### [What to do]
Extract only the lines running from the top of the entries to the line that holds "(1283.5,6.5) -- (1283.5,545);". Include that line and omit the pictures.

### [Records with drawing code]
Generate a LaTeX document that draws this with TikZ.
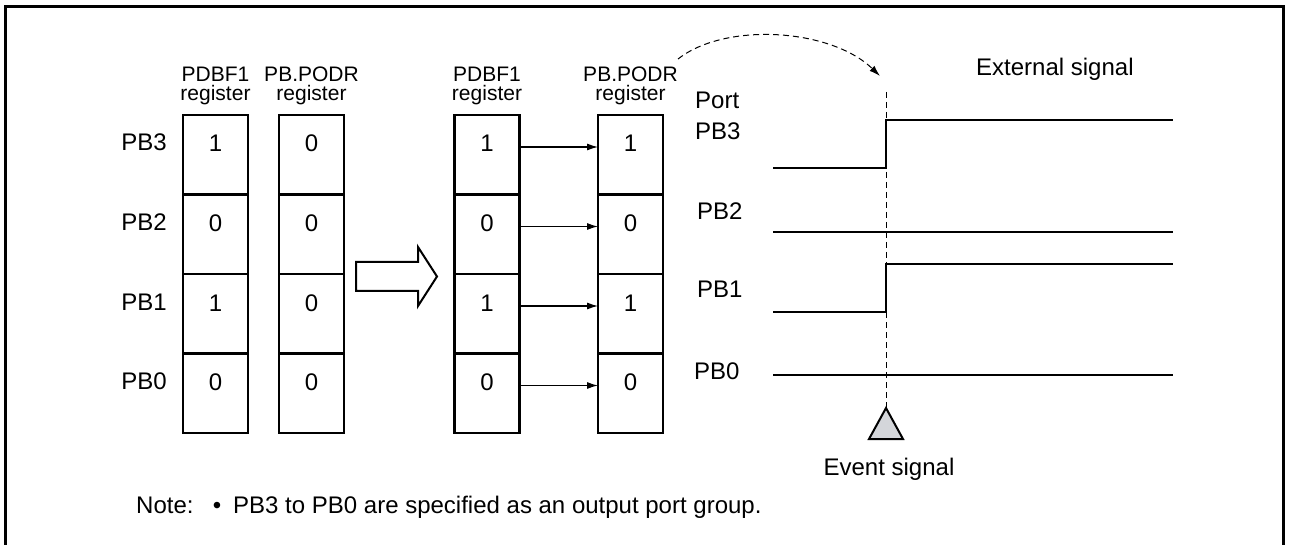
\documentclass[tikz,border=0pt]{standalone}
\usepackage{fontspec}
\setmainfont{Liberation Sans}
\usetikzlibrary{arrows.meta,calc}
\definecolor{evgray}{HTML}{D4D6DA}
\begin{document}
\begin{tikzpicture}[x=1pt,y=-1pt,
  frame/.style={line width=2.8pt},
  cell/.style={draw,line width=2.3pt,minimum width=65pt,minimum height=79.5pt,inner sep=0pt,outer sep=0pt},
  hdr/.style={font=\fontsize{21}{21}\selectfont,inner sep=0pt,anchor=base},
  txt/.style={font=\fontsize{24}{24}\selectfont,inner sep=0pt},
  bitarrow/.style={line width=1.1pt,-{Latex[length=11pt,width=7pt]}},
  wave/.style={line width=2.5pt},
  guide/.style={line width=1pt,dash pattern=on 6pt off 4pt},
  hollow/.style={draw,line width=2pt,line join=miter},
]
\useasboundingbox (0,0) rectangle (1290,545);
\draw[frame] (5.5,545) -- (5.5,6.5) -- (1283.5,6.5) -- (1283.5,545);

% register cells
\foreach \col/\x in {1/215.5,2/311.5,3/487,4/630.5} {
  \foreach \row in {1,...,4} {
    \node[cell] (c\col r\row) at (\x,{115+79.5*(\row-1)+39.75}) {};
  }
}
\foreach \col/\a/\b/\c/\d in {1/1/0/1/0,2/0/0/0/0,3/1/0/1/0,4/1/0/1/0} {
  \node[txt,anchor=base] (v\col a) at ($(c\col r1.north)+(0,37)$) {\a};
  \node[txt,anchor=base] (v\col b) at ($(c\col r2.north)+(0,37)$) {\b};
  \node[txt,anchor=base] (v\col c) at ($(c\col r3.north)+(0,37)$) {\c};
  \node[txt,anchor=base] (v\col d) at ($(c\col r4.north)+(0,37)$) {\d};
}

% left labels
\foreach \row/\lab in {1/PB3,2/PB2,3/PB1,4/PB0} {
  \node[txt,anchor=base east] (l\row) at ($(c1r\row.north west)+(-16,36)$) {\lab};
}

% headers
\node[hdr] (h1a) at (215.5,82) {PDBF1};
\node[hdr] (h1b) at (215.5,101) {register};
\node[hdr] (h2a) at (311.5,82) {PB.PODR};
\node[hdr] (h2b) at (311.5,101) {register};
\node[hdr] (h3a) at (487,82) {PDBF1};
\node[hdr] (h3b) at (487,101) {register};
\node[hdr] (h4a) at (630.5,82) {PB.PODR};
\node[hdr] (h4b) at (630.5,101) {register};

% hollow arrow
\draw[hollow] (356,262) -- (418,262) -- (418,247) -- (437,276.5) -- (418,306) -- (418,291) -- (356,291) -- cycle;

% bit copy arrows
\foreach \row in {1,...,4} {
  \draw[bitarrow] ($(c3r\row.north east)+(0,32)$) -- ($(c4r\row.north west)+(0,32)$);
}

% port labels
\node[txt,anchor=base west] (port) at (695,109) {Port};
\node[txt,anchor=base west] (p3) at (695,140) {PB3};
\node[txt,anchor=base west] (p2) at (697,220) {PB2};
\node[txt,anchor=base west] (p1) at (697,298) {PB1};
\node[txt,anchor=base west] (p0) at (694,379) {PB0};

% waveforms
\draw[wave] (773,168) -- (886,168) -- (886,120) -- (1173,120);
\draw[wave] (773,232) -- (1173,232);
\draw[wave] (773,312) -- (886,312) -- (886,264) -- (1173,264);
\draw[wave] (773,375) -- (1173,375);

% event guide and triangle
\coordinate (gtop) at (886,92);
\coordinate (apex) at (886,408);
\draw[guide] (gtop) -- (apex);
\draw[line width=2pt,fill=evgray,line join=miter] (apex) -- (903,439) -- (869,439) -- cycle;

% dashed curved arrow
\coordinate (cs) at (678,59);
\coordinate (ce) at (880,76);
\draw[guide,-{Latex[length=11pt,width=7pt]}] (cs) .. controls (725,22) and (830,28) .. (ce);

% texts
\node[txt,anchor=base west] (ext) at (976,76) {External signal};
\node[txt,anchor=base] (evt) at (889,475) {Event signal};
\node[txt,anchor=base west] (note) at (136,513) {Note:};
\node[txt,anchor=base] (bul) at (217,513) {\textbullet};
\node[txt,anchor=base west] (notetxt) at (233,513) {PB3 to PB0 are specified as an output port group.};
\end{tikzpicture}
\end{document}
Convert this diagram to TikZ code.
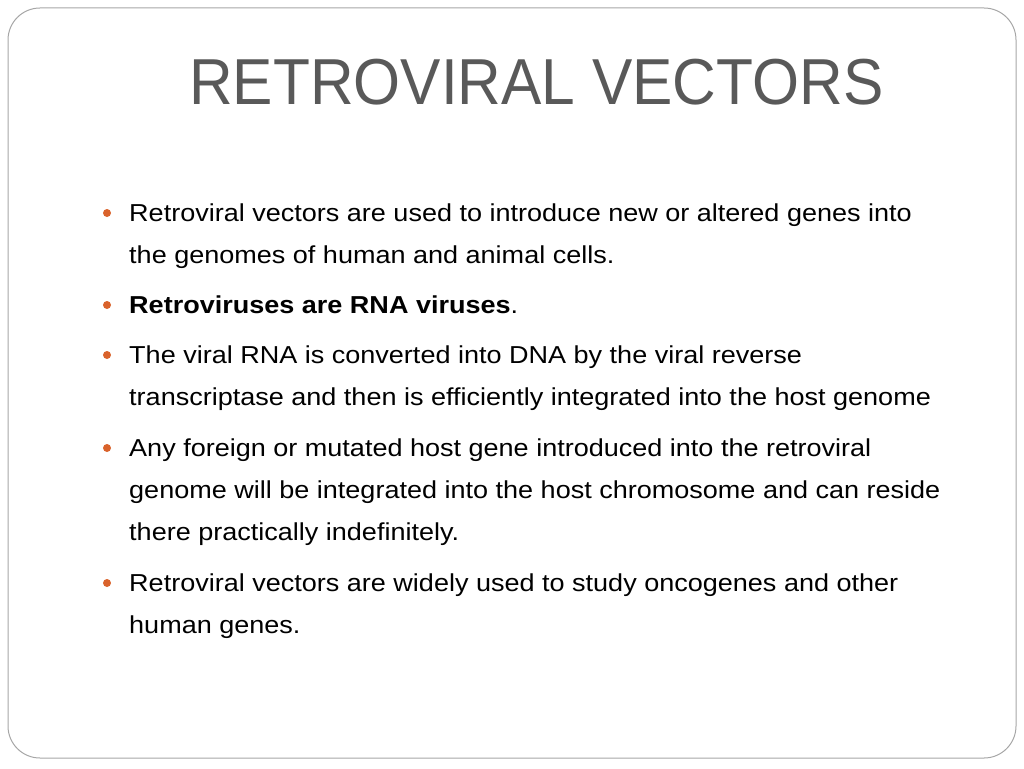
\documentclass[tikz,border=0pt]{standalone}
\usepackage{fontspec}
\setmainfont{Liberation Sans}
\definecolor{tgray}{HTML}{595959}
\definecolor{borange}{HTML}{D9622B}
\begin{document}
\begin{tikzpicture}[x=1pt,y=-1pt,
  txt/.style={anchor=base west,inner sep=0pt,font=\fontsize{24.5}{29}\selectfont,text=black,xscale=1.103},
  bul/.style={circle,fill=borange,inner sep=0pt,minimum size=8pt}]
\useasboundingbox (0,0) rectangle (1024,768);
\draw[gray!70,line width=1pt,rounded corners=32pt] (8,8) rectangle (1016,758);
\node[anchor=base west,inner sep=0pt,font=\fontsize{65}{70}\selectfont,text=tgray,xscale=0.93] (title) at (189,104) {RETROVIRAL VECTORS};
\foreach \n/\y in {1/213,2/305,3/355,4/448,5/583}{\node[bul] (b\n) at (107,\y) {};}
\node[txt] (l1) at (129,221) {Retroviral vectors are used to introduce new or altered genes into};
\node[txt] (l2) at (129,263) {the genomes of human and animal cells.};
\node[txt] (l3) at (129,313) {\textbf{Retroviruses are RNA viruses}.};
\node[txt] (l4) at (129,363) {The viral RNA is converted into DNA by the viral reverse};
\node[txt] (l5) at (129,405) {transcriptase and then is efficiently integrated into the host genome};
\node[txt] (l6) at (129,456) {Any foreign or mutated host gene introduced into the retroviral};
\node[txt] (l7) at (129,498) {genome will be integrated into the host chromosome and can reside};
\node[txt] (l8) at (129,540) {there practically indefinitely.};
\node[txt] (l9) at (129,591) {Retroviral vectors are widely used to study oncogenes and other};
\node[txt] (l10) at (129,633) {human genes.};
\end{tikzpicture}
\end{document}
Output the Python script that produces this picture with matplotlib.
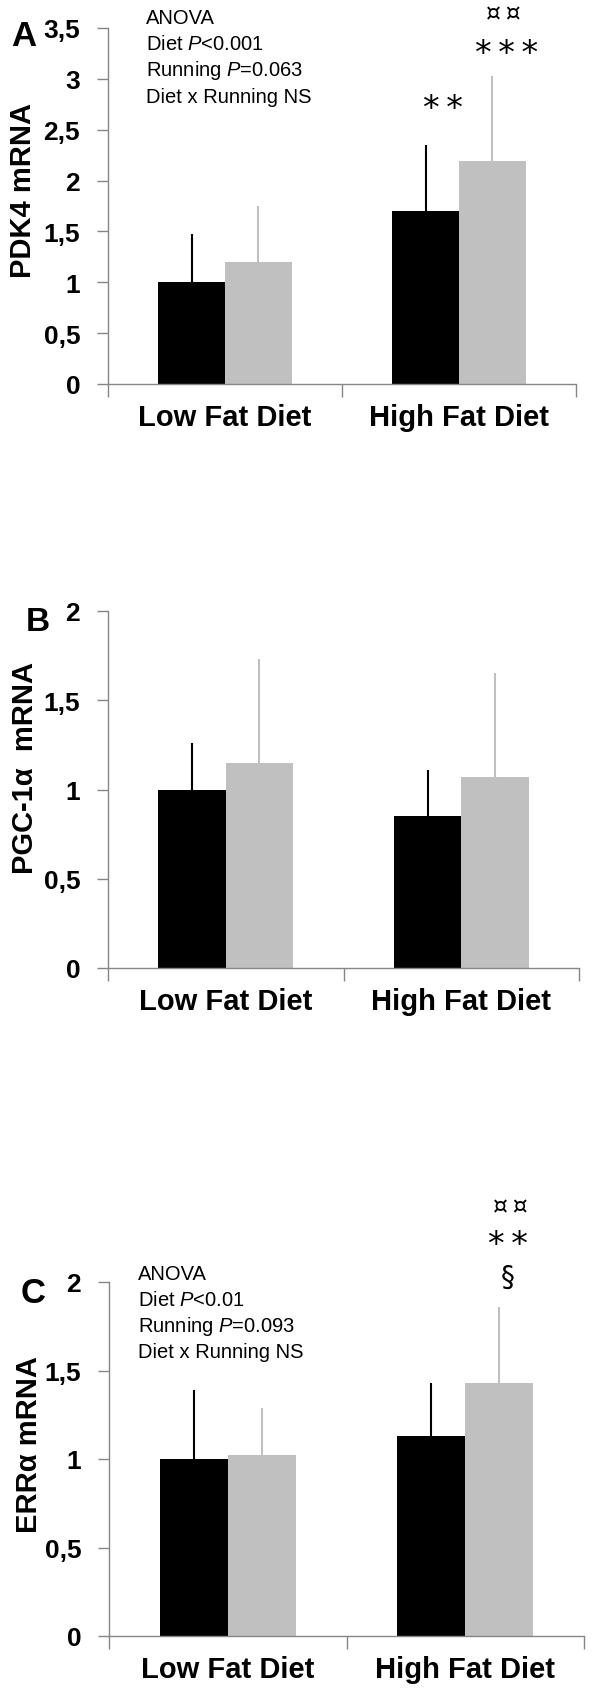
import matplotlib
matplotlib.use("Agg")
import matplotlib.pyplot as plt
import numpy as np
from matplotlib.ticker import FixedLocator, FuncFormatter

plt.rcParams['font.family'] = ['Liberation Sans', 'DejaVu Sans']
plt.rcParams['mathtext.fontset'] = 'custom'
plt.rcParams['mathtext.rm'] = 'Liberation Sans'
plt.rcParams['mathtext.it'] = 'Liberation Sans:italic'

# ---------------- data ----------------
categories = ["Low Fat Diet", "High Fat Diet"]

pdk4_sed = [1.00, 1.70]
pdk4_sed_err = [0.47, 0.65]
pdk4_run = [1.20, 2.19]
pdk4_run_err = [0.55, 0.84]

pgc_sed = [1.00, 0.85]
pgc_sed_err = [0.26, 0.26]
pgc_run = [1.15, 1.07]
pgc_run_err = [0.58, 0.58]

err_sed = [1.00, 1.13]
err_sed_err = [0.39, 0.30]
err_run = [1.02, 1.43]
err_run_err = [0.27, 0.43]

pdk4_ticks = [0, 0.5, 1, 1.5, 2, 2.5, 3, 3.5]
pgc_ticks = [0, 0.5, 1, 1.5, 2]
erra_ticks = [0, 0.5, 1, 1.5, 2]

anova_A = ["ANOVA", r"Diet $\mathit{P}$<0.001", r"Running $\mathit{P}$=0.063", "Diet x Running NS"]
anova_C = ["ANOVA", r"Diet $\mathit{P}$<0.01", r"Running $\mathit{P}$=0.093", "Diet x Running NS"]

# ---------------- layout ----------------
W, H = 600, 1699
fig = plt.figure(figsize=(W / 100, H / 100), dpi=100)

BLACK = "#000000"
GRAY = "#C0C0C0"
AXC = "#868686"
BW = 0.286
TS = "\u2009"  # thin space (DejaVu Sans has it)


def add_panel(left, right, top, bottom, sed, sed_err, run, run_err, ticks, ymax):
    ax = fig.add_axes([left / W, 1 - bottom / H, (right - left) / W, (bottom - top) / H])
    x = np.arange(len(categories))
    ax.bar(x - BW / 2, sed, BW, color=BLACK, zorder=2, linewidth=0)
    ax.bar(x + BW / 2, run, BW, color=GRAY, zorder=2, linewidth=0)
    ax.errorbar(x - BW / 2, sed, yerr=[np.zeros(len(sed)), sed_err], fmt='none',
                ecolor=BLACK, elinewidth=1.5, capsize=0, zorder=1)
    ax.errorbar(x + BW / 2, run, yerr=[np.zeros(len(run)), run_err], fmt='none',
                ecolor=GRAY, elinewidth=1.5, capsize=0, zorder=1)
    ax.set_xlim(-0.5, 1.5)
    ax.set_ylim(0, ymax)
    for s in ["top", "right"]:
        ax.spines[s].set_visible(False)
    for s in ["left", "bottom"]:
        ax.spines[s].set_color(AXC)
        ax.spines[s].set_linewidth(1.0)
    ax.yaxis.set_major_locator(FixedLocator(ticks))
    ax.yaxis.set_major_formatter(FuncFormatter(lambda v, p: ("%g" % v).replace(".", ",")))
    ax.tick_params(axis='y', direction='out', length=8, width=1, color=AXC, pad=12,
                   labelsize=19)
    for lab in ax.get_yticklabels():
        lab.set_fontweight('bold')
    ax.set_xticks(x)
    ax.set_xticklabels(categories, fontsize=21, fontweight='bold')
    ax.tick_params(axis='x', which='major', length=0, pad=14)
    ax.set_xticks([-0.5, 0.5, 1.5], minor=True)
    ax.tick_params(axis='x', which='minor', direction='out', length=9, width=1, color=AXC)
    return ax


axA = add_panel(108, 576, 29, 385, pdk4_sed, pdk4_sed_err, pdk4_run, pdk4_run_err, pdk4_ticks, 3.5)
axB = add_panel(108, 579, 612, 969, pgc_sed, pgc_sed_err, pgc_run, pgc_run_err, pgc_ticks, 2.0)
axC = add_panel(109, 584, 1283, 1637, err_sed, err_sed_err, err_run, err_run_err, erra_ticks, 2.0)


def ftext(xp, yp, s, **kw):
    fig.text(xp / W, 1 - yp / H, s, **kw)


# panel letters
ftext(11, 46, "A", fontsize=25, fontweight='bold', va='baseline')
ftext(26, 631, "B", fontsize=24, fontweight='bold', va='baseline')
ftext(21, 1303, "C", fontsize=25, fontweight='bold', va='baseline')

# y labels
ftext(23, 190, "PDK4 mRNA", fontsize=21, fontweight='bold', rotation=90, ha='center', va='center')
ftext(25, 768, "PGC-1α  mRNA", fontsize=21, fontweight='bold', rotation=90, ha='center', va='center')
ftext(29, 1445, "ERRα mRNA", fontsize=21, fontweight='bold', rotation=90, ha='center', va='center')

# ANOVA boxes
for i, line in enumerate(anova_A):
    ftext(146, 18 + i * 26.5, line, fontsize=14.5, ha='left', va='center')
for i, line in enumerate(anova_C):
    ftext(138, 1275 + i * 26, line, fontsize=14.5, ha='left', va='center')

# significance marks
sym = dict(family='DejaVu Sans', ha='center', va='center', clip_on=False)
axA.text(0.93, 2.71, TS.join("**"), fontsize=24, **sym)
axA.text(1.205, 3.25, TS.join("***"), fontsize=24, **sym)
axA.text(1.19, 3.65, TS.join("¤¤"), fontsize=17, **sym)
axC.text(1.19, 2.43, TS.join("¤¤"), fontsize=17, **sym)
axC.text(1.18, 2.21, TS.join("**"), fontsize=24, **sym)
axC.text(1.18, 2.03, "§", fontsize=20, **sym)

fig.savefig("out.png", dpi=100, facecolor='white')
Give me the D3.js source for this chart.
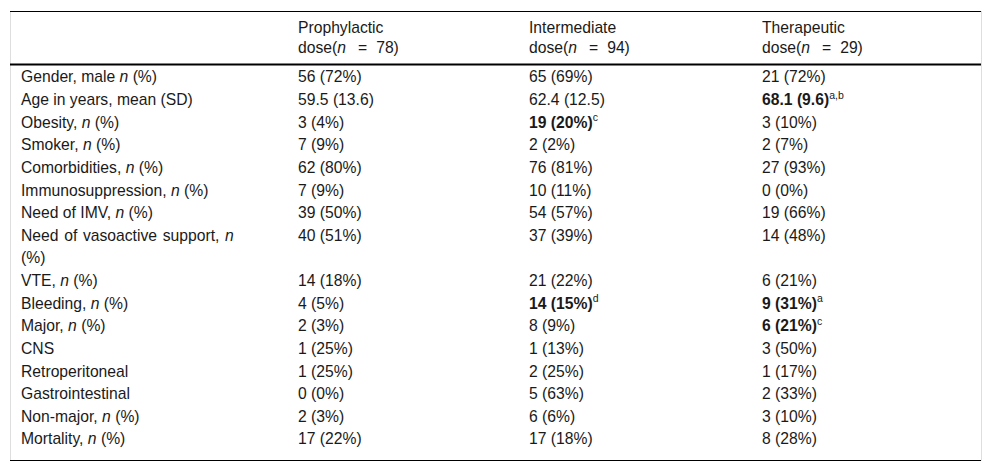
<!DOCTYPE html>
<html>
<head>
<meta charset="utf-8">
<script src="https://cdn.jsdelivr.net/npm/d3@7"></script>
<style>
  html, body { margin: 0; padding: 0; background: #fff; }
  svg { display: block; font-family: "Liberation Sans", Arial, Helvetica, sans-serif; }
</style>
</head>
<body>
<svg id="chart" width="992" height="472"></svg>
<script>
// ---- Data ----
const groups = ["Prophylactic", "Intermediate", "Therapeutic"];
const groupN = [78, 94, 29];
// "_" marks italic, "|" marks a line break
const rowLabels = [
  "Gender, male _n_ (%)",
  "Age in years, mean (SD)",
  "Obesity, _n_ (%)",
  "Smoker, _n_ (%)",
  "Comorbidities, _n_ (%)",
  "Immunosuppression, _n_ (%)",
  "Need of IMV, _n_ (%)",
  "Need of vasoactive support, _n_|(%)",
  "VTE, _n_ (%)",
  "Bleeding, _n_ (%)",
  "Major, _n_ (%)",
  "CNS",
  "Retroperitoneal",
  "Gastrointestinal",
  "Non-major, _n_ (%)",
  "Mortality, _n_ (%)"
];
const prophylactic = ["56 (72%)", "59.5 (13.6)", "3 (4%)", "7 (9%)", "62 (80%)", "7 (9%)", "39 (50%)", "40 (51%)", "14 (18%)", "4 (5%)", "2 (3%)", "1 (25%)", "1 (25%)", "0 (0%)", "2 (3%)", "17 (22%)"];
const intermediate = ["65 (69%)", "62.4 (12.5)", "19 (20%)", "2 (2%)", "76 (81%)", "10 (11%)", "54 (57%)", "37 (39%)", "21 (22%)", "14 (15%)", "8 (9%)", "1 (13%)", "2 (25%)", "5 (63%)", "6 (6%)", "17 (18%)"];
const therapeutic = ["21 (72%)", "68.1 (9.6)", "3 (10%)", "2 (7%)", "27 (93%)", "0 (0%)", "19 (66%)", "14 (48%)", "6 (21%)", "9 (31%)", "6 (21%)", "3 (50%)", "1 (17%)", "2 (33%)", "3 (10%)", "8 (28%)"];
// superscript notes (bold cells); "" = none
const intermediateSup = ["", "", "c", "", "", "", "", "", "", "d", "", "", "", "", "", ""];
const therapeuticSup  = ["", "a,b", "", "", "", "", "", "", "", "a", "c", "", "", "", "", ""];

// ---- Layout ----
const svg = d3.select("#chart");
const color = "#1a1a1a";
const fontSize = 15.7;
const tableLeft = 10, tableRight = 981;
const topY = 11, headBottom = 64.5, bottomY = 460.5;

const colX = d3.scaleOrdinal().domain(["label", ...groups]).range([21, 298, 529, 762]);

// line index for each row
const lineStart = [];
let li = 0;
rowLabels.forEach(l => { lineStart.push(li); li += l.split("|").length; });
const totalLines = li;
const lineY = d3.scaleLinear().domain([0, totalLines - 1]).range([77, 439]);
const baseOff = 5.4;

// borders
svg.append("line").attr("x1", tableLeft + 0.5).attr("x2", tableLeft + 0.5).attr("y1", topY).attr("y2", bottomY)
  .attr("stroke", "#dedede").attr("stroke-width", 1);
svg.append("line").attr("x1", tableRight + 0.5).attr("x2", tableRight + 0.5).attr("y1", topY).attr("y2", bottomY)
  .attr("stroke", "#dedede").attr("stroke-width", 1);
svg.append("line").attr("x1", tableLeft).attr("x2", tableRight).attr("y1", topY + 0.5).attr("y2", topY + 0.5)
  .attr("stroke", "#000").attr("stroke-width", 1.2);
svg.append("line").attr("x1", tableLeft).attr("x2", tableRight).attr("y1", headBottom).attr("y2", headBottom)
  .attr("stroke", "#000").attr("stroke-width", 2);
svg.append("line").attr("x1", tableLeft).attr("x2", tableRight).attr("y1", bottomY).attr("y2", bottomY)
  .attr("stroke", "#000").attr("stroke-width", 1.2);

// header
const head = svg.append("g").attr("font-size", fontSize).attr("fill", color);
groups.forEach((g, i) => {
  const x = colX(g);
  head.append("text").attr("x", x).attr("y", 28 + baseOff).text(g);
  const t = head.append("text").attr("x", x).attr("y", 48 + baseOff);
  t.append("tspan").text("dose(");
  t.append("tspan").attr("font-style", "italic").text("n");
  t.append("tspan").attr("dx", 12).text("=");
  t.append("tspan").attr("dx", 9).text(groupN[i] + ")");
});

// body
const body = svg.append("g").attr("font-size", fontSize).attr("fill", color);
rowLabels.forEach((label, r) => {
  const lines = label.split("|");
  lines.forEach((line, k) => {
    const t = body.append("text").attr("x", colX("label")).attr("y", lineY(lineStart[r] + k) + baseOff)
      .attr("xml:space", "preserve");
    if (k < lines.length - 1) t.attr("word-spacing", 1.3); // wrapped (justified-looking) line
    line.split("_").forEach((part, j) => {
      if (!part) return;
      t.append("tspan").attr("font-style", j % 2 ? "italic" : "normal").text(part);
    });
  });
});

const cols = [
  { key: groups[0], vals: prophylactic, sups: null },
  { key: groups[1], vals: intermediate, sups: intermediateSup },
  { key: groups[2], vals: therapeutic, sups: therapeuticSup }
];
cols.forEach(c => {
  c.vals.forEach((v, r) => {
    const sup = c.sups ? c.sups[r] : "";
    const t = body.append("text").attr("x", colX(c.key)).attr("y", lineY(lineStart[r]) + baseOff);
    t.append("tspan").attr("font-weight", sup ? "bold" : "normal").text(v);
    if (sup) {
      t.append("tspan").attr("font-size", 10.5).attr("dy", -6.5).text(sup);
    }
  });
});
</script>
</body>
</html>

### [Full output]
Generate a LaTeX document that draws this with TikZ.
\documentclass[tikz,border=0pt]{standalone}
\usepackage{fontspec}
\setmainfont{Liberation Sans}
\usetikzlibrary{arrows.meta,calc}
\definecolor{evgray}{HTML}{D4D6DA}
\begin{document}
\begin{tikzpicture}[x=1pt,y=-1pt,
  frame/.style={line width=2.8pt},
  cell/.style={draw,line width=2.3pt,minimum width=65pt,minimum height=79.5pt,inner sep=0pt,outer sep=0pt},
  hdr/.style={font=\fontsize{21}{21}\selectfont,inner sep=0pt,anchor=base},
  txt/.style={font=\fontsize{24}{24}\selectfont,inner sep=0pt},
  bitarrow/.style={line width=1.1pt,-{Latex[length=11pt,width=7pt]}},
  wave/.style={line width=2.5pt},
  guide/.style={line width=1pt,dash pattern=on 6pt off 4pt},
  hollow/.style={draw,line width=2pt,line join=miter},
]
\useasboundingbox (0,0) rectangle (1290,545);
\draw[frame] (5.5,545) -- (5.5,6.5) -- (1283.5,6.5) -- (1283.5,545);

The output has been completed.